Vivimos en una época en la que pareciera que los individuos colaboran por el bien de todos. Las redes sociales están llenas de campañas de ayuda, de iniciativas para la paz, de discursos sobre solidaridad y de llamados a la empatía. Sin embargo, al observar con atención, podemos ver que estas colaboraciones aparentes están profundamente teñidas por el interés propio. Me viene a la mente la perspectiva de Thomas Hobbes, quien, con una claridad que aún hoy nos interpela, entendió al ser humano como un ser esencialmente egoísta, motivado, en última instancia, solo por su beneficio personal. Según Hobbes, sin un poder soberano que limite este egoísmo, cualquier noción de bien común es sencillamente imposible.

En su estado natural, cada persona actúa según sus propios intereses, guiada por el deseo de asegurar su supervivencia y satisfacer sus deseos individuales. Esta visión, aunque cruda, me resulta reveladora cuando la aplicamos a los problemas actuales. Tomemos como ejemplo el cambio climático, un desafío que necesita de un esfuerzo global y coordinado para enfrentarlo. Países y empresas afirman estar comprometidos, pero si observamos de cerca, sus decisiones suelen basarse más en lo que les conviene económicamente que en un verdadero compromiso con el bien del planeta. Los países desarrollados, responsables de una gran parte de las emisiones históricas, tienden a exigir sacrificios a las naciones en desarrollo mientras, en muchos casos, no están dispuestos a ceder en sus propios intereses económicos. Aquí, la colaboración global no es una cuestión de virtud, sino de conveniencia y de imagen, donde las grandes potencias calculan su “cooperación” en función de lo que más les beneficia en el corto plazo.

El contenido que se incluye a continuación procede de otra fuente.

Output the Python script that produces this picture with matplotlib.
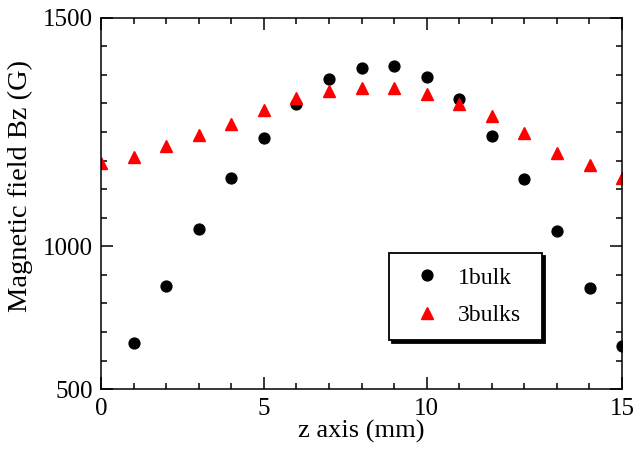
import numpy as np
import matplotlib
matplotlib.use("Agg")
import matplotlib.pyplot as plt

# Data (values read in the axis-label units)
z_1bulk = [1, 2, 3, 4, 5, 6, 7, 8, 9, 10, 10.83, 11.67, 12.5, 13.33, 14.17, 15]
bz_1bulk = [662, 862, 1038, 1149, 1236, 1311, 1365, 1389, 1393, 1369,
            1321, 1241, 1147, 1034, 855, 652]
z_3bulks = [0, 1, 2, 3, 4, 5, 6, 7, 8, 9, 10, 10.83, 11.67, 12.5, 13.33, 14.17, 15]
bz_3bulks = [1182, 1195, 1219, 1243, 1267, 1297, 1324, 1339, 1345, 1345,
             1332, 1311, 1284, 1247, 1204, 1178, 1149]
x_major = [0, 5, 10, 15]
y_major = [500, 1000, 1500]
labels = ["1bulk", "3bulks"]

# Piecewise-linear axis scales as drawn in the reference
def fx(x):
    x = np.asarray(x, dtype=float)
    return np.where(x <= 10, x, 10 + (x - 10) * 1.2)

def ix(u):
    u = np.asarray(u, dtype=float)
    return np.where(u <= 10, u, 10 + (u - 10) / 1.2)

def fy(y):
    y = np.asarray(y, dtype=float)
    return np.where(y <= 1000, y, 1000 + (y - 1000) * 1.6)

def iy(u):
    u = np.asarray(u, dtype=float)
    return np.where(u <= 1000, u, 1000 + (u - 1000) / 1.6)

plt.rcParams['font.family'] = ['Liberation Serif', 'DejaVu Serif']

fig = plt.figure(figsize=(6.33, 4.5), dpi=100)
ax = fig.add_axes([0.1596, 0.1349, 0.9826 - 0.1596, 0.9611 - 0.1349])
ax.set_xscale('function', functions=(fx, ix))
ax.set_yscale('function', functions=(fy, iy))

ax.plot(z_1bulk, bz_1bulk, linestyle='none', marker='o', ms=7.8,
        color='black', label=labels[0])
ax.plot(z_3bulks, bz_3bulks, linestyle='none', marker='^', ms=9,
        color='#ff0000', label=labels[1])

ax.set_xlim(0, 15)
ax.set_ylim(500, 1500)
ax.set_xticks(x_major)
ax.set_yticks(y_major)
ax.set_xticks(ix(np.arange(0, 17)), minor=True)
ax.set_yticks(iy(np.arange(500, 1801, 100)), minor=True)
ax.set_xticklabels([str(v) for v in x_major])
ax.set_yticklabels([str(v) for v in y_major])

ax.tick_params(which='both', direction='in', top=True, right=True,
               width=1.1, colors='black', labelsize=18)
ax.tick_params(which='major', length=8.6, pad=6)
ax.tick_params(which='minor', length=4.3)
for s in ax.spines.values():
    s.set_linewidth(1.1)

ax.set_xlabel('z axis (mm)', fontsize=19, labelpad=0)
ax.set_ylabel('Magnetic field Bz (G)', fontsize=20.5)
ax.yaxis.set_label_coords(-0.131, 0.547)

leg = ax.legend(loc='upper left', bbox_to_anchor=(0.553, 0.146, 0.2935, 0.221),
                mode='expand',
                fontsize=17, frameon=True, fancybox=False,
                shadow={'color': 'black', 'alpha': 1},
                borderpad=0.6, labelspacing=0.68, handletextpad=0.3,
                handlelength=2.03, borderaxespad=0)
leg.get_frame().set_edgecolor('black')
leg.get_frame().set_linewidth(1.3)
leg.get_frame().set_facecolor('white')

fig.savefig('out.png', dpi=100)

La pandemia de COVID-19 también reveló esta faceta. Al inicio, las naciones se enfrentaron a una crisis global en la que la colaboración parecía ser la única salida. Sin embargo, cuando llegaron las vacunas, vimos una carrera por asegurar la mayor cantidad de dosis, donde las naciones más ricas acapararon recursos sin importar las consecuencias para los países menos desarrollados. Este comportamiento, motivado por la seguridad nacional y el beneficio propio, muestra cómo, sin una autoridad central que obligue a una distribución equitativa, cada actor persigue su interés y cualquier “solidaridad” queda supeditada a la conveniencia del momento.

El bien común, en esta visión, no es un objetivo alcanzable si se confía en la “buena voluntad” de las personas o de los países. Necesitamos leyes y autoridades capaces de hacer cumplir las normas, no porque las personas actúen por virtud, sino porque se les obliga a actuar en función del beneficio colectivo. En la actualidad, vemos esta necesidad en la regulación de las grandes corporaciones tecnológicas, que concentran un poder tan vasto que, sin una autoridad que les imponga límites, operan de acuerdo con sus propios intereses, impactando la privacidad, la información y la misma democracia en su afán por maximizar beneficios.

Así, la paz y el orden que vivimos en sociedad no son producto de la generosidad o la virtud humana. Son logros de un sistema que impone reglas, sanciones y límites a los actos motivados por el egoísmo. Porque, si bien el discurso altruista es atractivo, en el fondo sabemos que nuestras decisiones responden primero a nuestro interés personal.